Isolating cellulose from wood-based residues by Hindi-Fenton reaction

Several scientists have used Fenton reaction to oxidize contaminants, but no one has generated its exothermic reaction as an energy sink supply. The released heat can be used for performing another reaction such as delignification of woody tissue, synthesis of microcrystalline cellulose or preparing noble metal nanocrystals. Accordingly, there is no need for using external heat provider. The reaction’s efficiency is dependent on temperature, reagents’ concentration, pH and time. No chemists were noticed that this efficiency is independent on materials’ reaction vessels containing the chemical reagents. It was noticed that the Fenton reaction take more than one hour to be performed when glassware was used, while few minutes when stainless teal backbone’s reaction vessel. This phenomenon was noticed, performed by the stainless-steel body of the reactor vessel. This was illustrated by that the stainless steel acted as an electron donation which synergized the Fenton reagents (H2O2 + Fe-salt + citric acid) for any chemical reactions.

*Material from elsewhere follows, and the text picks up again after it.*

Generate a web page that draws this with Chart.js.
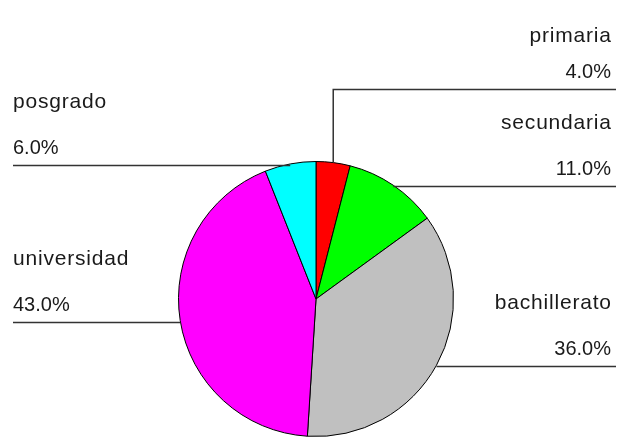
<!DOCTYPE html>
<html>
<head>
<meta charset="utf-8">
<script src="https://cdn.jsdelivr.net/npm/chart.js@4/dist/chart.umd.min.js"></script>
<style>
    html, body { margin: 0; padding: 0; background: #ffffff; }
    #wrap { width: 618px; height: 439px; }
</style>
</head>
<body>
<div id="wrap"><canvas id="pieChart" width="618" height="439"></canvas></div>
<script>
// Nivel de estudios (porcentajes)
const categories = ['primaria', 'secundaria', 'bachillerato', 'universidad', 'posgrado'];
const percentages = [4.0, 11.0, 36.0, 43.0, 6.0];
const sliceColors = ['#ff0000', '#00ff00', '#c0c0c0', '#ff00ff', '#00ffff'];

const NAME_FONT = '21px "Liberation Sans", Arial, sans-serif';
const PCT_FONT = '20px "Liberation Sans", Arial, sans-serif';
const NAME_SPACING = 0.8;  // espaciado extra entre letras del nombre
const LABEL_GAP = 97;      // separación mínima entre líneas guía del mismo lado
const NAME_TOP = 42;       // línea base mínima para no salirse por arriba
const MARGIN_LEFT = 13;
const MARGIN_RIGHT = 616;

// Dibuja las líneas guía y las etiquetas (nombre y porcentaje) fuera del pastel
const outerLabels = {
    id: 'outerLabels',
    afterDatasetsDraw(chart) {
        const ctx = chart.ctx;
        const meta = chart.getDatasetMeta(0);
        const items = meta.data.map((arc, i) => {
            const mid = (arc.startAngle + arc.endAngle) / 2;
            const x = arc.x + Math.cos(mid) * arc.outerRadius;
            const y = arc.y + Math.sin(mid) * arc.outerRadius;
            return { i, x, y, right: x >= arc.x, lineY: y };
        });

        // Evitar que las etiquetas de un mismo lado se encimen
        [true, false].forEach(side => {
            const group = items.filter(it => it.right === side).sort((a, b) => b.y - a.y);
            for (let k = 1; k < group.length; k++) {
                const below = group[k - 1];
                if (group[k].lineY > below.lineY - LABEL_GAP) {
                    group[k].lineY = below.lineY - LABEL_GAP;
                }
            }
        });

        ctx.save();
        ctx.strokeStyle = '#333333';
        ctx.lineWidth = 1.5;
        ctx.fillStyle = '#1a1a1a';
        ctx.textBaseline = 'alphabetic';

        items.forEach(it => {
            const ly = Math.round(it.lineY + 1) + 0.5;
            const endX = it.right ? MARGIN_RIGHT : MARGIN_LEFT;
            ctx.beginPath();
            ctx.moveTo(it.x, it.y);
            if (Math.abs(ly - it.y) > 2) {
                ctx.lineTo(it.x, ly);
            } else {
                ctx.moveTo(it.x, ly);
            }
            ctx.lineTo(endX, ly);
            ctx.stroke();

            const tx = it.right ? MARGIN_RIGHT - 5 : MARGIN_LEFT;
            ctx.textAlign = it.right ? 'right' : 'left';
            ctx.font = PCT_FONT;
            ctx.letterSpacing = '0px';
            ctx.fillText(percentages[it.i].toFixed(1) + '%', tx, ly - 12);
            ctx.font = NAME_FONT;
            ctx.letterSpacing = NAME_SPACING + 'px';
            const nameX = it.right ? tx + NAME_SPACING : tx;
            ctx.fillText(categories[it.i], nameX, Math.max(ly - 58, NAME_TOP));
        });
        ctx.restore();
    }
};

new Chart(document.getElementById('pieChart'), {
    type: 'pie',
    data: {
        labels: categories,
        datasets: [{
            data: percentages,
            backgroundColor: sliceColors,
            borderColor: '#000000',
            borderWidth: 1
        }]
    },
    options: {
        responsive: false,
        animation: false,
        layout: {
            padding: { top: 161, bottom: 2, left: 100, right: 86 }
        },
        plugins: {
            legend: { display: false },
            tooltip: { enabled: false }
        }
    },
    plugins: [outerLabels]
});
</script>
</body>
</html>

This is the first time that citric acid is used as a member of a delignification reagent
system for lignocellulosic materials. Citric acid is well known for its ability as a swelling reagent for cellulosic fibers enhancing the oxidation process for lignin, some extractives, hemicelluloses, and some other residues, leading to the obtainment of pure α-cellulose. This process was performed with a liquid-to-solid ratio of 15/1 at a temperature of 70 ◦C, which can be obtained via electric heating coils or with flat-plate solar collectors. Moreover, this moderate temperature can be easily reached using the modified Fenton-like reaction [23].
It is worth mentioning thatH2O2 was used in the present study in two different reagent systems: the 1st system comprises H2O2/citric acid (2% wt/wt and 5%, respectively) for the delignification process contacting the lignocellulosic materials, while the 2nd system (depending on the Fenton-like reaction) including high concentrations of H2O2/citric acid (20% wt/wt and 20%, respectively) synergized with iron atoms (emitted from steel rods) for generating exothermic heat. As a result of the above-mentioned 2nd reagent system, the heat released from the Fenton reaction can be used to achieve another chemical reaction [Table S4] without needing electric coils [23]. It must be understood that the 2nd reagent system, with its high concentrations of H2O2 and citric acid, does not contact the lignocellulosic materials, but it is circulated in a separate closed loop surrounding the reaction vessel.
The present project is related to a novel thermal machine that able to generate continuous energy needed for all industrial processes in a safe manner (Fenton apparatus-granted patent). Accordingly, there is no need for using heating coils that are perishable and consume high electric energy. In addition, this technique uses a novel stirring (agitation) process (granted patent) for the entire precursors using various gases instead of using metalic stirrers which are susceptible for corrosion. The energy generated by the 1st invention arose from reacting citric acid with hydrogen peroxide in presence of iron atoms. Accordingly, a novel device will be invented to synthesis of hydrogen peroxide depending on the solar electrolysis of water.